### SOURCE RECORDS ###

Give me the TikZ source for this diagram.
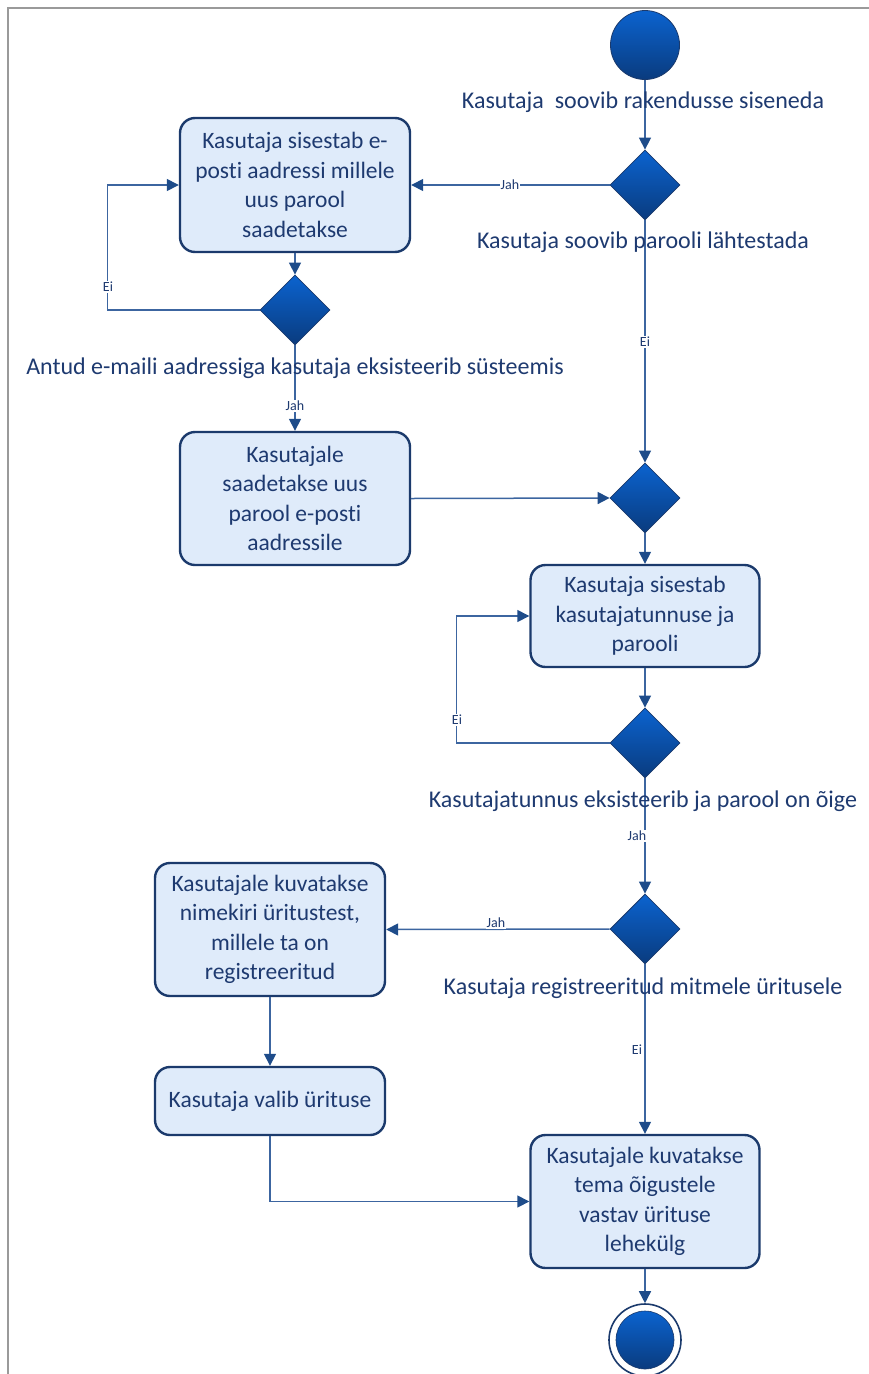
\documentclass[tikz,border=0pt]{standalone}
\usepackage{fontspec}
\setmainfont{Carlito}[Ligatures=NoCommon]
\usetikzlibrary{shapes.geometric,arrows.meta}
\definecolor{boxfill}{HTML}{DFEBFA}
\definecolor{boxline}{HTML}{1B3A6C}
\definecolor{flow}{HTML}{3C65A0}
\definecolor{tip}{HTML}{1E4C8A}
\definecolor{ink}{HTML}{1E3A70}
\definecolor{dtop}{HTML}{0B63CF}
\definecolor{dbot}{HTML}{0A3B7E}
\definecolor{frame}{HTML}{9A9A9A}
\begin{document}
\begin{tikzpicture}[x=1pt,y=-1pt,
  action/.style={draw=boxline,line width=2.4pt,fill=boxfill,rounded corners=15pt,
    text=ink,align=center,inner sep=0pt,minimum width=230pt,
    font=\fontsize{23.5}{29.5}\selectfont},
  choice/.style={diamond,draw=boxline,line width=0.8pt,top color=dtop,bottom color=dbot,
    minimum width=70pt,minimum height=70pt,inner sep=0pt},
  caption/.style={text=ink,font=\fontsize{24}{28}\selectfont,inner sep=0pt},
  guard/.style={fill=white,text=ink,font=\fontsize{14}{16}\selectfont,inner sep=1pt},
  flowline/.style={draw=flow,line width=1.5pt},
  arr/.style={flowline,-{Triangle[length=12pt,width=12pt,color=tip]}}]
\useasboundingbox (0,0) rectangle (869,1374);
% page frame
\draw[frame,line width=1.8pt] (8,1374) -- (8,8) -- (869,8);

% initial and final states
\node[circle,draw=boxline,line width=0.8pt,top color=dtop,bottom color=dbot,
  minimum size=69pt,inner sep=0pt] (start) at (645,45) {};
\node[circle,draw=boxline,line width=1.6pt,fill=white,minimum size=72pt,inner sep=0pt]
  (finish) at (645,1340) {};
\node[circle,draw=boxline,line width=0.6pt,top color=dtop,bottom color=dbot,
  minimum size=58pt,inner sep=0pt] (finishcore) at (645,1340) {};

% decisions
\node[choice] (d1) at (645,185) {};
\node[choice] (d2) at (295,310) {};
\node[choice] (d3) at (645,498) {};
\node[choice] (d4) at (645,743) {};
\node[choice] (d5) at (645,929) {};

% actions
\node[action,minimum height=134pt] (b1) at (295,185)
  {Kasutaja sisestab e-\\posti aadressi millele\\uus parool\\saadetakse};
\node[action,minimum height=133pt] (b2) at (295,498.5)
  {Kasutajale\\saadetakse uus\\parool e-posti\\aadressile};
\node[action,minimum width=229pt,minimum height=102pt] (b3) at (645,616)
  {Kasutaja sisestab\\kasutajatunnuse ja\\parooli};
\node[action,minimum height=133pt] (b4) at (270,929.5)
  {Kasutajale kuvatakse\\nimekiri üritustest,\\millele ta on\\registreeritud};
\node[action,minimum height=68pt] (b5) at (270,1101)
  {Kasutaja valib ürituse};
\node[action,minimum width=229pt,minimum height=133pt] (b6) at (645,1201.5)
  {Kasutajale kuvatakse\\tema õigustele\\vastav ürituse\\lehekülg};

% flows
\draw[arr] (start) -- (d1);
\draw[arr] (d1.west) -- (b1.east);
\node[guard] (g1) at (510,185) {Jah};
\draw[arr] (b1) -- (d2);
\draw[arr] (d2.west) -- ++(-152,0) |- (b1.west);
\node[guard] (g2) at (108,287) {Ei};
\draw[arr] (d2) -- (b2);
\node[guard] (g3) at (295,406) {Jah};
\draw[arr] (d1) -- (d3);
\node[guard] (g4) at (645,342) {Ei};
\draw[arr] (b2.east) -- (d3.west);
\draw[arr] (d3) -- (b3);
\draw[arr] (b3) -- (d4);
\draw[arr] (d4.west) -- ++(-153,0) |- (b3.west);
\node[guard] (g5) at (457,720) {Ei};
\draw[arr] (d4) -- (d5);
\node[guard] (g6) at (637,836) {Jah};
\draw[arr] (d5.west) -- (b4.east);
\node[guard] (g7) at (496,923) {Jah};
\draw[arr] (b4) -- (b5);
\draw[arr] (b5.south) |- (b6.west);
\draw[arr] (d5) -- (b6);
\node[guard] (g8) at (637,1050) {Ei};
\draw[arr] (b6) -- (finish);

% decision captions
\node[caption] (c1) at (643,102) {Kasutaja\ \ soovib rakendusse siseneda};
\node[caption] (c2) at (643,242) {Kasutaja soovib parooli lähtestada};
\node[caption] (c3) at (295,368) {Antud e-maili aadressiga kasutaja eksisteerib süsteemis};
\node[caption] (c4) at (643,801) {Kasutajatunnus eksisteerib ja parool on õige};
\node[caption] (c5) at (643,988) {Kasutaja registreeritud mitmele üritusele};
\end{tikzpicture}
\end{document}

###
### SOURCE RECORDS ###

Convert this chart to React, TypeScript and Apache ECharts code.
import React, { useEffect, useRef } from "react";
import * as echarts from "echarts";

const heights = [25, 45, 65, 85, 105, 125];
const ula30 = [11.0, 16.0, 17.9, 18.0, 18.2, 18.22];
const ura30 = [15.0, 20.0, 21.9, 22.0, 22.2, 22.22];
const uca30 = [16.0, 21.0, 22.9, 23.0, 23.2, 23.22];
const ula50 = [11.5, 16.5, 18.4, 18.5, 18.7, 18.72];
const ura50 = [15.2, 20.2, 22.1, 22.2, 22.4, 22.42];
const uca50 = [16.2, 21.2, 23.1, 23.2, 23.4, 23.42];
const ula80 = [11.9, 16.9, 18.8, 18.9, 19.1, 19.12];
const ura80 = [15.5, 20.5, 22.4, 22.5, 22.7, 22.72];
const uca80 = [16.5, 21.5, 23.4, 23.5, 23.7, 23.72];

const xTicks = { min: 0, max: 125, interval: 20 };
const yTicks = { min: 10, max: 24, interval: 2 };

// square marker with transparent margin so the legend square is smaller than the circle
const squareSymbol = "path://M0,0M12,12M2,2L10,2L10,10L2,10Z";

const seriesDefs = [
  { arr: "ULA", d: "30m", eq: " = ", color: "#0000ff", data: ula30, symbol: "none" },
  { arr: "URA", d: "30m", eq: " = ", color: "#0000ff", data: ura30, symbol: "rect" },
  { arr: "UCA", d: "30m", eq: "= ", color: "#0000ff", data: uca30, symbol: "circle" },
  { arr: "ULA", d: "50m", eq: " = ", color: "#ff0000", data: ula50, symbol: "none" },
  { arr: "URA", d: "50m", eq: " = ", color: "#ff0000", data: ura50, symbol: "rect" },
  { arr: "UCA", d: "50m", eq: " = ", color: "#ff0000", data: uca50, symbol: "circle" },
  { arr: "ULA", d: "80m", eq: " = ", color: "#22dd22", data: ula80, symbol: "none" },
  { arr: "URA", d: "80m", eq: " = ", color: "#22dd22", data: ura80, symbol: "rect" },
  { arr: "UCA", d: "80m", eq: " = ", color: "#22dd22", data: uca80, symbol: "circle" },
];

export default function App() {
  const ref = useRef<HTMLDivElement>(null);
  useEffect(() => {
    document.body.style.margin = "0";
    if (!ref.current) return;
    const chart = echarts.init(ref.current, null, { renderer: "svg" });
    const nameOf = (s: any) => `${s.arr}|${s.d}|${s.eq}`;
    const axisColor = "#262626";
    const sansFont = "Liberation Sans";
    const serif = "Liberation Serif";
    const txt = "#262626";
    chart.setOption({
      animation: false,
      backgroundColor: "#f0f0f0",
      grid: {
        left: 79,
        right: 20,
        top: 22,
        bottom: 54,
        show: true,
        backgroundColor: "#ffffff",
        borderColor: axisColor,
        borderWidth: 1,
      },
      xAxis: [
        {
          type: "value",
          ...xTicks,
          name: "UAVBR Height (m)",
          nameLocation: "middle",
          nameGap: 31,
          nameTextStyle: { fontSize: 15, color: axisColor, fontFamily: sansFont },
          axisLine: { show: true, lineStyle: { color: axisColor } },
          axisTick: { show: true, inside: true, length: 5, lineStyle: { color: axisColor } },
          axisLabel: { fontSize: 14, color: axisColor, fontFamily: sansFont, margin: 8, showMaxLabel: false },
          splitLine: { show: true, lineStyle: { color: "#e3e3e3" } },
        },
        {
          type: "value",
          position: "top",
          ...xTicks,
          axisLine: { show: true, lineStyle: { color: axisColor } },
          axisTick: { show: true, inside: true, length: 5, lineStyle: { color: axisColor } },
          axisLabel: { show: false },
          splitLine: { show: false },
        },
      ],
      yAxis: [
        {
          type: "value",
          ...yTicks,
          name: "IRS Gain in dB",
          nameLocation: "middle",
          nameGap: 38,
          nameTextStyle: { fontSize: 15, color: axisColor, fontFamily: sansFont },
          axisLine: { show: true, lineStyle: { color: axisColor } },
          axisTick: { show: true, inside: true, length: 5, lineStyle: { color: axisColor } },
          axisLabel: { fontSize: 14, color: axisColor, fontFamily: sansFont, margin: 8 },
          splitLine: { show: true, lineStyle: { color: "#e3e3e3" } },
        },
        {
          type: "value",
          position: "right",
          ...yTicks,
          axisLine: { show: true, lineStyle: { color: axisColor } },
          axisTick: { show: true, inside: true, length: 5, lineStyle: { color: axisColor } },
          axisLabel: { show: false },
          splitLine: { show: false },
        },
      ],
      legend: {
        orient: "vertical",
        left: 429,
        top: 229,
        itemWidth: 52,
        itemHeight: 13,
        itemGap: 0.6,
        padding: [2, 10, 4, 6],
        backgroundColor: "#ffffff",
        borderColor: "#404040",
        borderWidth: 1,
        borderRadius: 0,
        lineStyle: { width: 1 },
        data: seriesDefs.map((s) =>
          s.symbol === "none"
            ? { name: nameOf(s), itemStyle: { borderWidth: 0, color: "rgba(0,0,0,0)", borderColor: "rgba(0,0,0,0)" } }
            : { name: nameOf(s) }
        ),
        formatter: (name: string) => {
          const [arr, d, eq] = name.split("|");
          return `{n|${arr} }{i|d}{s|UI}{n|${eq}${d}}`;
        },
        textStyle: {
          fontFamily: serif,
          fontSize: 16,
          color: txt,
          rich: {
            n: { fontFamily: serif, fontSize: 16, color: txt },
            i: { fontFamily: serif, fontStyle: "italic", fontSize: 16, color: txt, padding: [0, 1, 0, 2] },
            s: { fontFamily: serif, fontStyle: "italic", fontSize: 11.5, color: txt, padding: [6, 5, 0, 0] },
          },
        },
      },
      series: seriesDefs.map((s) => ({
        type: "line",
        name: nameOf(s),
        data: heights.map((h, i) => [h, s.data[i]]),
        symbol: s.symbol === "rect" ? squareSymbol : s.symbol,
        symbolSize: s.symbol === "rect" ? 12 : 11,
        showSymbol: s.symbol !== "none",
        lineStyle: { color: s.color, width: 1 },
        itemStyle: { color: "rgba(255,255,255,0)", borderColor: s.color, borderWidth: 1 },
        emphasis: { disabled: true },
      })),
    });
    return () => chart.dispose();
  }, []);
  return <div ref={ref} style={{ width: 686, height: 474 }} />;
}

###

= AIM =
Both the line with "Convert this chart" and the line with "import * as" belong in the extract, along with every line between them; set down those lines exactly and only.

= FULL RESPONSE =
Convert this chart to React, TypeScript and Apache ECharts code.
import React, { useEffect, useRef } from "react";
import * as echarts from "echarts";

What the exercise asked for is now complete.